Les profs bivalents au compte-gouttes
Seuls vingt-sept candidats au Capes ont réussi la nouvelle mention très décriée par les syndicats
Par Véronique Soulé, Libération
QUOTIDIEN : jeudi 2 août 2007
Difficile d’être «bi»
lorsque l’on veut devenir prof. Pour la première fois en 2006, les
candidats au Capes pouvaient concourir pour une mention complémentaire
leur permettant d’enseigner une deuxième discipline. Plus de 6 000 se
sont portés candidats mais seuls 27 ont décroché la fameuse mention,
devenant ainsi «bivalents». La bivalence, dans sa forme actuelle, a été
créée par les décrets Robien, du nom de l’ancien ministre de
l’Education. Très décriés par les syndicats, ils rallongeaient aussi le
temps de travail de certains enseignants - Xavier Darcos, son
successeur, a abrogé cette dernière partie. En revanche, il est resté
plutôt favorable à la bivalence. «Il faut continuer à explorer cette piste», a-t-il dit.
«Rentabiliser».
En face, les syndicats - notamment le Snes, le principal du
secondaire, mais aussi le Snalc, plutôt à droite - sont très remontés.
Pour eux, la bivalence conduit à un «enseignement au rabais», le professeur ne pouvant avoir la même maîtrise dans sa discipline secondaire.
«Le ministre semble redécouvrir le PEGC (professeur d’enseignement général de collège) recruté à bac plus deux, ironisait le
Snes,
et supprimé par René Monory en 1986.» Les syndicats dénoncent aussi la déconsidération de leur profession et la volonté de
«rentabiliser» les postes d’enseignants.
«Les mentions complémentaires sont difficiles à obtenir, cela montre le niveau d’exigence» :
au ministère, on commentait les chiffres de cette session 2006 en
soulignant que les profs bivalents n’étaient pas de second rang.

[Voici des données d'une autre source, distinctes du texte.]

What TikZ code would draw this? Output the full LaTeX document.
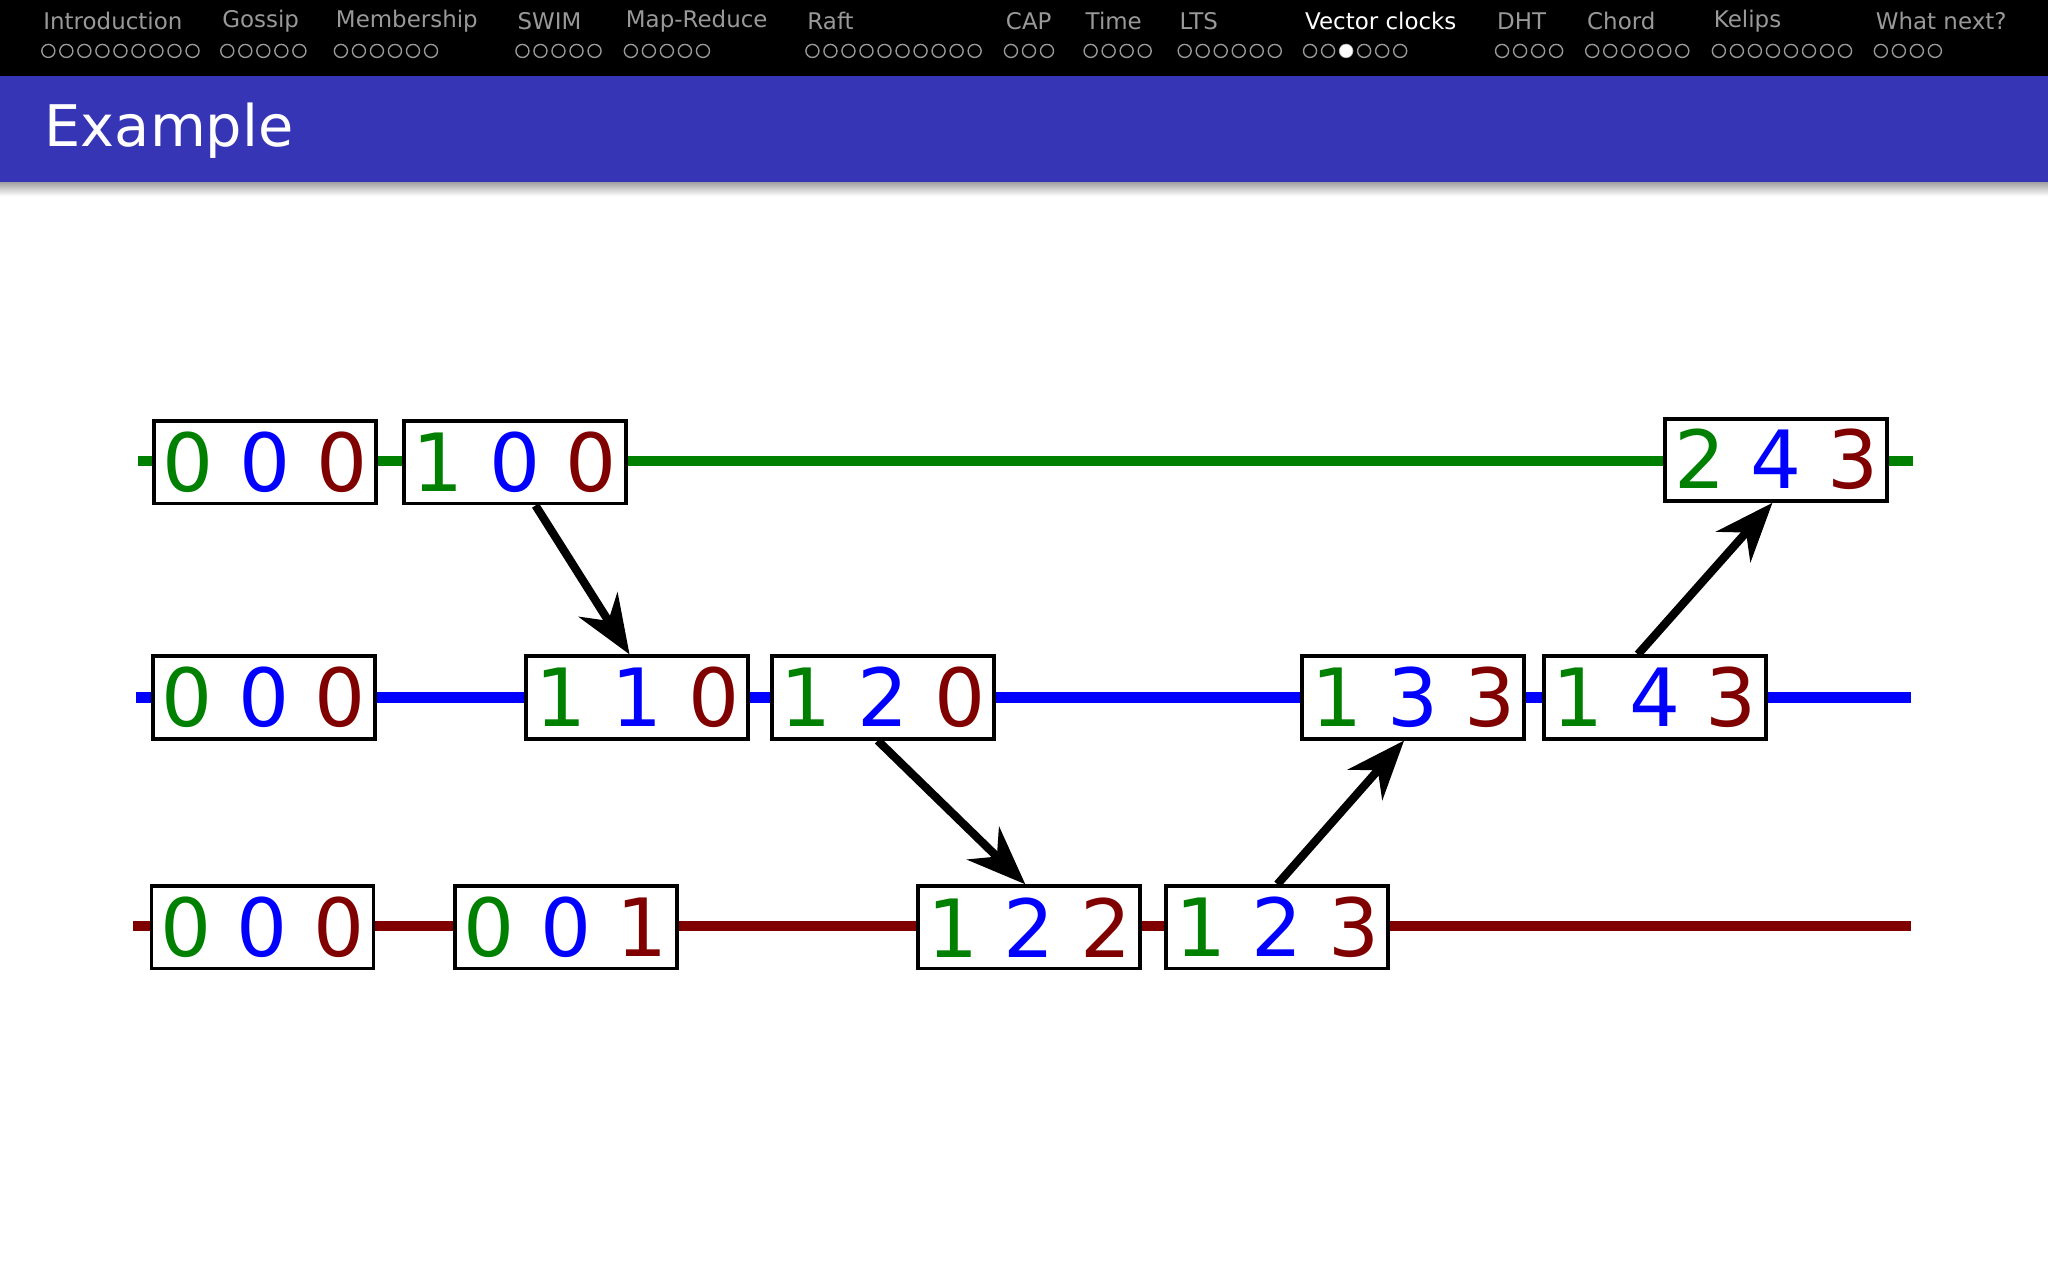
\documentclass[tikz,border=0pt]{standalone}
\usepackage{fontspec}
\setmainfont{DejaVu Sans}
\usetikzlibrary{arrows.meta,calc}
\definecolor{g}{HTML}{008000}
\definecolor{b}{HTML}{0000FF}
\definecolor{r}{HTML}{800000}
\definecolor{bar}{HTML}{3535B5}
\newcommand{\vc}[3]{\textcolor{g}{#1} \textcolor{b}{#2} \textcolor{r}{#3}}
\tikzset{
 clk/.style={draw=black,line width=1.7pt,fill=white,minimum width=3.4cm,minimum height=1.26cm,inner sep=0pt,font=\fontsize{35}{40}\selectfont},
 tl/.style={line width=4.5pt},
 msg/.style={line width=3.6pt,-{Stealth[length=0.9cm,width=0.7cm]}},
 nav/.style={anchor=west,text=gray!80,font=\fontsize{10}{12}\selectfont},
 dot/.style={draw=gray!80,line width=0.6pt}
}
\begin{document}
\begin{tikzpicture}[x=0.02cm,y=-0.02cm]
\useasboundingbox (0,0) rectangle (1568,980);
\fill[white] (0,0) rectangle (1568,980);
\fill[black] (0,0) rectangle (1568,58);
\fill[bar] (0,58) rectangle (1568,140);
\shade[top color=gray!70,bottom color=white] (0,140) rectangle (1568,150);
\node[anchor=west,text=white,font=\fontsize{25}{30}\selectfont] (title) at (28,100) {Example};
% navigation
\foreach \t/\x/\n in {Introduction/30/9,Gossip/167/5,Membership/254/6,SWIM/393/5,Map-Reduce/476/5,Raft/615/10,CAP/767/3,Time/828/4,LTS/900/6,DHT/1143/4,Chord/1212/6,Kelips/1309/8,What next?/1433/4}{
 \node[nav] at (\x-3,16) {\t};
 \foreach \i in {1,...,\n}{\draw[dot] (\x+7+13.8*\i-13.8,39) circle[radius=0.1cm];}
}
\node[nav,text=white] at (993,16) {Vector clocks};
\foreach \i in {1,...,6}{\draw[dot] (1003+13.8*\i-13.8,39) circle[radius=0.1cm];}
\fill[white] (1003+2*13.8,39) circle[radius=0.1cm];
% timelines
\draw[tl,g] (106,353) -- (1465,353);
\draw[tl,b] (104,534) -- (1463,534);
\draw[tl,r] (102,709) -- (1463,709);
% clocks
\node[clk] (g1) at (203,354) {\vc000};
\node[clk] (g2) at (394,354) {\vc100};
\node[clk] (g3) at (1360,352) {\vc243};
\node[clk] (b1) at (202,534) {\vc000};
\node[clk] (b2) at (488,534) {\vc110};
\node[clk] (b3) at (676,534) {\vc120};
\node[clk] (b4) at (1082,534) {\vc133};
\node[clk] (b5) at (1267,534) {\vc143};
\node[clk] (r1) at (201,710) {\vc000};
\node[clk] (r2) at (433,710) {\vc001};
\node[clk] (r3) at (788,710) {\vc122};
\node[clk] (r4) at (978,710) {\vc123};
% messages
\draw[msg] ([xshift=16*0.02cm]g2.south) -- ([xshift=-6*0.02cm]b2.north);
\draw[msg] ([xshift=-4*0.02cm]b3.south) -- ([xshift=-3*0.02cm]r3.north);
\draw[msg] (r4.north) -- ([xshift=-7*0.02cm]b4.south);
\draw[msg] ([xshift=-13*0.02cm]b5.north) -- ([xshift=-3*0.02cm]g3.south);
\end{tikzpicture}
\end{document}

Gilles
de Robien estimait qu’ils correspondraient mieux à la pédagogie
actuelle. Et que pour les «petits» de sixième, mieux valait avoir moins d’enseignants.
En examinant les
chiffres, l’échec apparaît plus relatif. Pour obtenir une mention
complémentaire, il faut avoir décroché le Capes dans sa discipline. Sur
les 6 419 inscrits au départ, seuls 443 ont franchi l’obstacle. Et
parmi eux, 268 se sont finalement présentés à la fameuse mention.
Concrètement, il s’agit de passer l’épreuve principale d’un autre Capes
et d’avoir au moins la moyenne obtenue par les lauréats. Parmi les
vingt-sept bivalents, vingt (ayant des Capes de langues vivantes et
d’histoire-géographie) ont eu une mention en francais ; six (des
«capésiens» de physique-chimie) en ont eu en mathématiques ; enfin un
(capésien de lettres modernes) en allemand.
Rallonge. Les «bi» vont toucher entre 1 200 euros et 1
500 euros en plus par an. S’ils n’ont pas un nombre d’heures suffisant
dans leur établissement, ils pourront aussi éviter de compléter dans un
autre collège. L’expérience va s’étendre à davantage de disciplines.
Avec la bénédiction de Xavier Darcos : l’enseignant bivalent «aura une carrière plus variée et il sera utile pendant les flottements», s’est-il félicité.